(25 October 2021) The Gini index is one of the traditional measures used to estimate inequality in income distribution at a country level. It shows how far the income distribution between different subsets of a population is from income equality. To estimate a Gini index, national statistical offices (NSOs) need to collect data on personal income for each percentile of population. In this dashboard, the Knoema team uses the same approach to estimate inequality of income distribution at a global level.

  • We used data from the International Monetary Fund on GDP per capita and population for 194 countries, rather than data on per capita income of population percentiles used by NSOs at a country level, to generate a cross-country comparison that reflected countries' shares in the global population.
  • An analysis of a Lorenz curve using estimated 2019 cross-country data shows that global inequality in income distribution is equivalent to a Gini index value of 52 — which indicates extremely high inequality. The poorest 50% of the global population accumulate about 10% of global income, while the richest 20% of the world's population accumulate 70% of global income.

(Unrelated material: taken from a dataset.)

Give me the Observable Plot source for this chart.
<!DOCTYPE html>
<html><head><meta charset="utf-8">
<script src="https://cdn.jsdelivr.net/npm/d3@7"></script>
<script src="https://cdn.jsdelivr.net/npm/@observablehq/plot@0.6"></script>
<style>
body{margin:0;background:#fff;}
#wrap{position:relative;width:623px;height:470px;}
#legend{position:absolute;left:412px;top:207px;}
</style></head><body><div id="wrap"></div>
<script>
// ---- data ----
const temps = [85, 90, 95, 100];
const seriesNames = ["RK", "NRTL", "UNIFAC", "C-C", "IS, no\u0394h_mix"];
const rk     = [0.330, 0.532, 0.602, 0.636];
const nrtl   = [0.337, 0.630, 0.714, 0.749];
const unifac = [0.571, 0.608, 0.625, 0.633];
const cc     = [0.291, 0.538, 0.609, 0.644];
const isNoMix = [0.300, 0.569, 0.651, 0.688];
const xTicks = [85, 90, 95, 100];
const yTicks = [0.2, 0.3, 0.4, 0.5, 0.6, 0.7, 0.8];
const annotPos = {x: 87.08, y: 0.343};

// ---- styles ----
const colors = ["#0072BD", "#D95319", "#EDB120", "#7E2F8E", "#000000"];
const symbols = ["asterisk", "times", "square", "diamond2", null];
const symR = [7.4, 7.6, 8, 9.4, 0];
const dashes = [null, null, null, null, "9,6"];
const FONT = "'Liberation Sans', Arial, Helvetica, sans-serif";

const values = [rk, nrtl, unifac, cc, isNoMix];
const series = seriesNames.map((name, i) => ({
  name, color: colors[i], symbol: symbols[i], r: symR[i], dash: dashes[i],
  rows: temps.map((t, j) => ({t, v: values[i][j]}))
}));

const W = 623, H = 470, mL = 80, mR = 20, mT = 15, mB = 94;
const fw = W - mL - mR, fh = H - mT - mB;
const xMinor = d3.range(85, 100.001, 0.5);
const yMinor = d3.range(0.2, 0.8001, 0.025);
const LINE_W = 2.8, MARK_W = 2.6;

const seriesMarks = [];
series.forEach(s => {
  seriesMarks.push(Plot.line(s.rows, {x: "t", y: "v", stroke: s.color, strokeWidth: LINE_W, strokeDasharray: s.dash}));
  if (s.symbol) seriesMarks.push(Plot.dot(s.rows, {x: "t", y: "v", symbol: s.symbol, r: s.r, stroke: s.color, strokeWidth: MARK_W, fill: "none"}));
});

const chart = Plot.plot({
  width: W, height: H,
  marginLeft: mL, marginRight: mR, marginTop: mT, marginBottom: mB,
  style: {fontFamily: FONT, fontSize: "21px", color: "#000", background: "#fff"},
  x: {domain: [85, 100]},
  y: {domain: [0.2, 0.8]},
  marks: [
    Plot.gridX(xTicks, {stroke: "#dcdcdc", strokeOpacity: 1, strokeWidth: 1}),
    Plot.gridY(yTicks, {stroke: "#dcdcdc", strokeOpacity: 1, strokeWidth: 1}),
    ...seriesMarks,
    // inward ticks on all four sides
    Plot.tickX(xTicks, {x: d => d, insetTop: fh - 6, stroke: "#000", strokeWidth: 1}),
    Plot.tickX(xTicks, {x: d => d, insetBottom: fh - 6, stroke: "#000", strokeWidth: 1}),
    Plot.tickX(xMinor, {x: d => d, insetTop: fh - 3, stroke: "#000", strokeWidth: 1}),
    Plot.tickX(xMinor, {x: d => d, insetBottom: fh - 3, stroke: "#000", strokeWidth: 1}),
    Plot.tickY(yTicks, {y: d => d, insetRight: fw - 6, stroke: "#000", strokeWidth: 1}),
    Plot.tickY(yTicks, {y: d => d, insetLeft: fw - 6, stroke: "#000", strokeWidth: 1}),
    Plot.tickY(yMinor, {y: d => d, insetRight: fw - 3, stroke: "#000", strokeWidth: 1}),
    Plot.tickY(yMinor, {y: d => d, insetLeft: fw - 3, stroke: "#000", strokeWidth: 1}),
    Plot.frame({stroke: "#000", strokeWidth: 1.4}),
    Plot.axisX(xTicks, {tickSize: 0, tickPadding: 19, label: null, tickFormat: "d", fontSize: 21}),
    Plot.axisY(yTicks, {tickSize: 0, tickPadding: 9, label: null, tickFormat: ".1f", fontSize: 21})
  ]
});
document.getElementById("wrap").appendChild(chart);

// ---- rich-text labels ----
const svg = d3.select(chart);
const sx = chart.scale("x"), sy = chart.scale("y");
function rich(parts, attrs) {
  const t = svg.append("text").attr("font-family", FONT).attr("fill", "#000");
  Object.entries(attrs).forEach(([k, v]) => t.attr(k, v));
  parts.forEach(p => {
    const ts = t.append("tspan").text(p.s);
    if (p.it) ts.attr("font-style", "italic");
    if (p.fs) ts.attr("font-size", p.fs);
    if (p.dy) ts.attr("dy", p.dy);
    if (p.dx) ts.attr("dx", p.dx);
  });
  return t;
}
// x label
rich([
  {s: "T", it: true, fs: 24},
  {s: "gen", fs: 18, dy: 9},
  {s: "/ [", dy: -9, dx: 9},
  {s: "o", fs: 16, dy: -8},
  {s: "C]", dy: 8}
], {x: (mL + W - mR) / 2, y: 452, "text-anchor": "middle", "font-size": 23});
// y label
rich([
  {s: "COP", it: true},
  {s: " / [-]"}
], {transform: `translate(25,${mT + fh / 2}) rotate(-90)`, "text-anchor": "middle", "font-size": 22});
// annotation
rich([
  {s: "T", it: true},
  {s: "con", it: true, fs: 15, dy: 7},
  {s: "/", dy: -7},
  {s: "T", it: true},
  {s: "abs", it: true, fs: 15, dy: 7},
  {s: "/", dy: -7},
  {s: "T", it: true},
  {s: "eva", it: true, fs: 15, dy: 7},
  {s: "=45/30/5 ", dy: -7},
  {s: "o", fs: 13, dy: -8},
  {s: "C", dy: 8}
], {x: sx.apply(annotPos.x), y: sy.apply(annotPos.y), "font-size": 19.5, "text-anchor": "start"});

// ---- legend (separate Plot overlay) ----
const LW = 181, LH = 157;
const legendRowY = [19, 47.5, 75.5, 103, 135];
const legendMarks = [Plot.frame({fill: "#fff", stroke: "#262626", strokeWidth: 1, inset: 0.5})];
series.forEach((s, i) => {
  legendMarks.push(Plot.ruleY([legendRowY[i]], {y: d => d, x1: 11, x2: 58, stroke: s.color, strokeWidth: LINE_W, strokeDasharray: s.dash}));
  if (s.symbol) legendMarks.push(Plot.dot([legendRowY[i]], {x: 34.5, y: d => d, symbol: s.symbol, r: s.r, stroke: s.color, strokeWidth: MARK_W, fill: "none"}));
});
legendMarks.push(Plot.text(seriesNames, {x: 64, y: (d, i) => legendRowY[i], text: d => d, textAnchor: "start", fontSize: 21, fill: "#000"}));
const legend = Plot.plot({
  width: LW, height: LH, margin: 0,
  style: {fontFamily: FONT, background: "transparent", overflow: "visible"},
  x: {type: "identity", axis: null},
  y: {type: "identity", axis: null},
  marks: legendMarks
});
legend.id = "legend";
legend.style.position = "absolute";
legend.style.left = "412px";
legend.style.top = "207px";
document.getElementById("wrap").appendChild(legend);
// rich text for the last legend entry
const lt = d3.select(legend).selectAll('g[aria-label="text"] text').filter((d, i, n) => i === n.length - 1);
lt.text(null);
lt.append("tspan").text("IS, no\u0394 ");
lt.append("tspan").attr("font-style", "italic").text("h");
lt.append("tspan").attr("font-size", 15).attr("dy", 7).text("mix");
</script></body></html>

  • To decrease income inequality, individual countries use the mechanisms of fiscal redistribution of income from the richest to the poorest. The same mechanism could hypothetically be implemented at a global level. For example, a 10% global income tax for the 30 richest countries would yield an equivalent of 4.5 trillion international dollars, which could double the per capita income for the 1.3 billion population in the 54 poorest countries.